Section 1061 extended the holding period for long-term capital gains on carried interest from one year to three. If your fund exits a position before the three-year mark, your share of the gain gets recharacterized as short-term — taxed at ordinary income rates that can exceed 50% in California or New York.
But there's an exception baked into the statute that could be overlooked.
If you invest actual capital into the fund alongside your carry, Section 1061(c)(4) excludes that capital interest from the three-year rule entirely. Gains on the money you put in — as opposed to the performance allocation you earned — qualify for standard one-year long-term capital gains treatment. For a GP who co-invests meaningfully, this can shift a significant portion of fund returns into a lower tax bracket, even on early exits.

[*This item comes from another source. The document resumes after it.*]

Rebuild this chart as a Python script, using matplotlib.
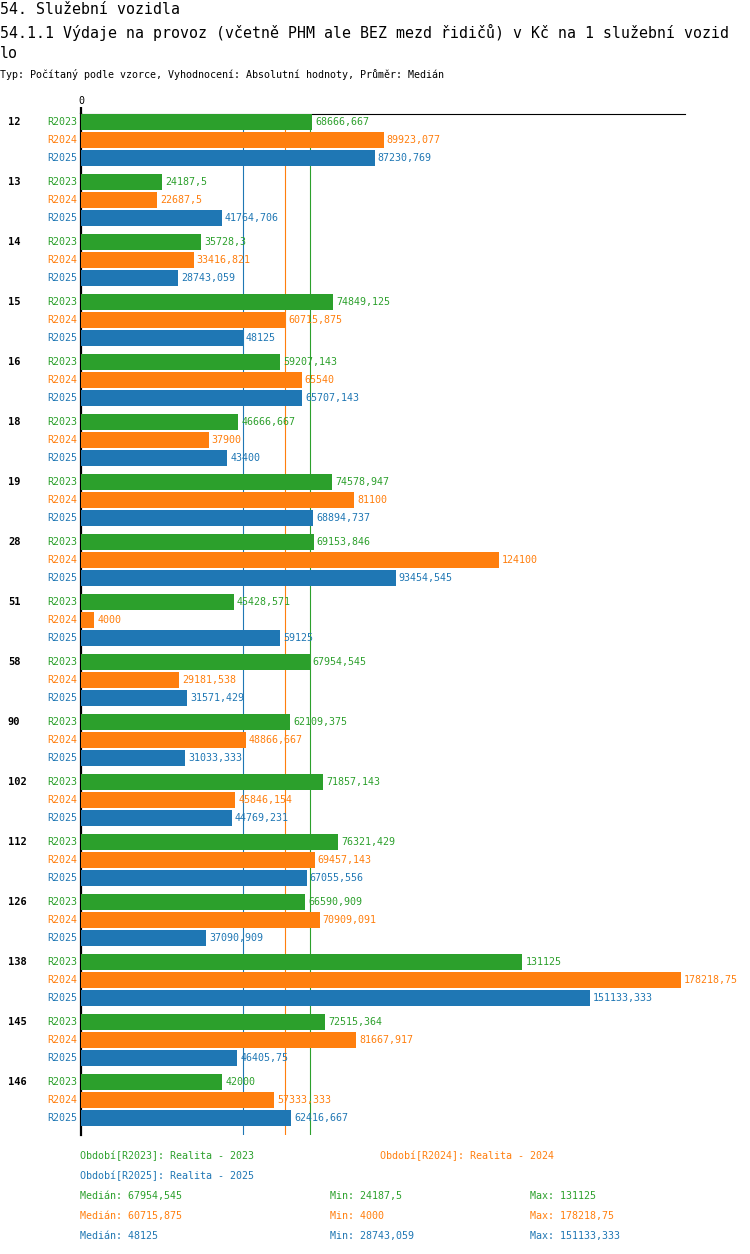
import numpy as np
import matplotlib
matplotlib.use("Agg")
import matplotlib.pyplot as plt

# ---- data ----
groups = ["12", "13", "14", "15", "16", "18", "19", "28", "51", "58", "90",
          "102", "112", "126", "138", "145", "146"]
series_names = ["R2023", "R2024", "R2025"]
series_desc = ["Realita - 2023", "Realita - 2024", "Realita - 2025"]
r2023 = [68666.667, 24187.5, 35728.3, 74849.125, 59207.143, 46666.667, 74578.947,
         69153.846, 45428.571, 67954.545, 62109.375, 71857.143, 76321.429,
         66590.909, 131125, 72515.364, 42000]
r2024 = [89923.077, 22687.5, 33416.821, 60715.875, 65540, 37900, 81100,
         124100, 4000, 29181.538, 48866.667, 45846.154, 69457.143,
         70909.091, 178218.75, 81667.917, 57333.333]
r2025 = [87230.769, 41764.706, 28743.059, 48125, 65707.143, 43400, 68894.737,
         93454.545, 59125, 31571.429, 31033.333, 44769.231, 67055.556,
         37090.909, 151133.333, 46405.75, 62416.667]
colors = ["#2ca02c", "#ff7f0e", "#1f77b4"]

title1 = "54. Služební vozidla"
title2 = "54.1.1 Výdaje na provoz (včetně PHM ale BEZ mezd řidičů) v Kč na 1 služební vozid"
title3 = "lo"
subtitle = "Typ: Počítaný podle vzorce, Vyhodnocení: Absolutní hodnoty, Průměr: Medián"

series = [r2023, r2024, r2025]


def fmt(v):
    s = f"{v:.3f}".rstrip("0").rstrip(".")
    return s.replace(".", ",")


# ---- figure ----
W, H = 750, 1254
fig = plt.figure(figsize=(W / 100, H / 100), dpi=100)
FONT = "DejaVu Sans Mono"
FS = 7.2


def fx(x):
    return x / W


def fy(y):
    return 1 - y / H


# axes in pixel layout
ax_left, ax_right, ax_top, ax_bottom = 81, 685, 114, 1135
ax = fig.add_axes([fx(ax_left), fy(ax_bottom), (ax_right - ax_left) / W,
                   (ax_bottom - ax_top) / H])
maxv = max(max(s) for s in series)
ax.set_xlim(0, maxv * (ax_right - ax_left) / 600.0)
ax.set_ylim(ax_bottom, ax_top)  # y in pixel units, top to bottom

bar_h = 16
first = 122
gstep = 60
sstep = 18

for j, (vals, col) in enumerate(zip(series, colors)):
    ys = [first + gstep * i + sstep * j for i in range(len(groups))]
    ax.barh(ys, vals, height=bar_h, color=col, zorder=3)
    for y, v in zip(ys, vals):
        ax.annotate(fmt(v), xy=(v, y), xytext=(3, 0), textcoords="offset pixels",
                    ha="left", va="center", color=col, fontsize=FS, family=FONT,
                    annotation_clip=False)
        ax.annotate(series_names[j], xy=(0, y), xytext=(-4, 0),
                    textcoords="offset pixels", ha="right", va="center",
                    color=col, fontsize=FS, family=FONT, annotation_clip=False)

for i, g in enumerate(groups):
    y = first + gstep * i
    ax.annotate(g, xy=(0, y), xytext=(-73, 0), textcoords="offset pixels",
                ha="left", va="center", color="black", fontsize=FS + 0.3,
                family=FONT, fontweight="bold", annotation_clip=False)

# median lines
medians = [float(np.median(s)) for s in series]
for m, col in zip(medians, colors):
    ax.axvline(m, color=col, lw=0.8, zorder=1)

# spines / ticks
for s in ["right", "bottom"]:
    ax.spines[s].set_visible(False)
ax.spines["left"].set_linewidth(1.6)
ax.spines["top"].set_linewidth(0.8)
ax.set_yticks([])
ax.xaxis.tick_top()
ax.set_xticks([0])
ax.set_xticklabels(["0"], family=FONT, fontsize=FS)
ax.tick_params(axis="x", direction="out", length=5, width=1.6, pad=1)
ax.set_facecolor("none")

# titles
fig.text(fx(0), fy(10), title1, ha="left", va="center", fontsize=10.7, family=FONT)
fig.text(fx(0), fy(32), title2, ha="left", va="center", fontsize=10.7, family=FONT)
fig.text(fx(0), fy(53), title3, ha="left", va="center", fontsize=10.7, family=FONT)
fig.text(fx(0), fy(74), subtitle, ha="left", va="center", fontsize=FS, family=FONT)

# legend
leg_pos = [(80, 1156), (380, 1156), (80, 1176)]
for (x, y), name, desc, col in zip(leg_pos, series_names, series_desc, colors):
    fig.text(fx(x), fy(y), f"Období[{name}]: {desc}", ha="left", va="center",
             fontsize=FS, family=FONT, color=col)

# stats
for j, (vals, col) in enumerate(zip(series, colors)):
    y = 1196 + 20 * j
    fig.text(fx(80), fy(y), f"Medián: {fmt(np.median(vals))}", ha="left",
             va="center", fontsize=FS, family=FONT, color=col)
    fig.text(fx(330), fy(y), f"Min: {fmt(min(vals))}", ha="left",
             va="center", fontsize=FS, family=FONT, color=col)
    fig.text(fx(530), fy(y), f"Max: {fmt(max(vals))}", ha="left",
             va="center", fontsize=FS, family=FONT, color=col)

fig.savefig("out.png", dpi=100)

⚠️ The catch: the IRS requires strict bifurcation. Your partnership agreement must maintain separate capital accounts for your invested capital and your carried interest, with contemporaneous books and records tracking allocations to each. If the two aren't clearly documented, the capital-interest portion may not qualify for the Section 1061(c)(4) exception, causing more of the gain to be subject to Section 1061 recharacterization.
If your fund regularly exits positions in the 12–30 month range, the difference between one-year and three-year treatment on your co-invest could be material. Worth reviewing your partnership agreement with your tax advisor before the next exit.
For educational purposes only. Not tax, legal, or investment advice.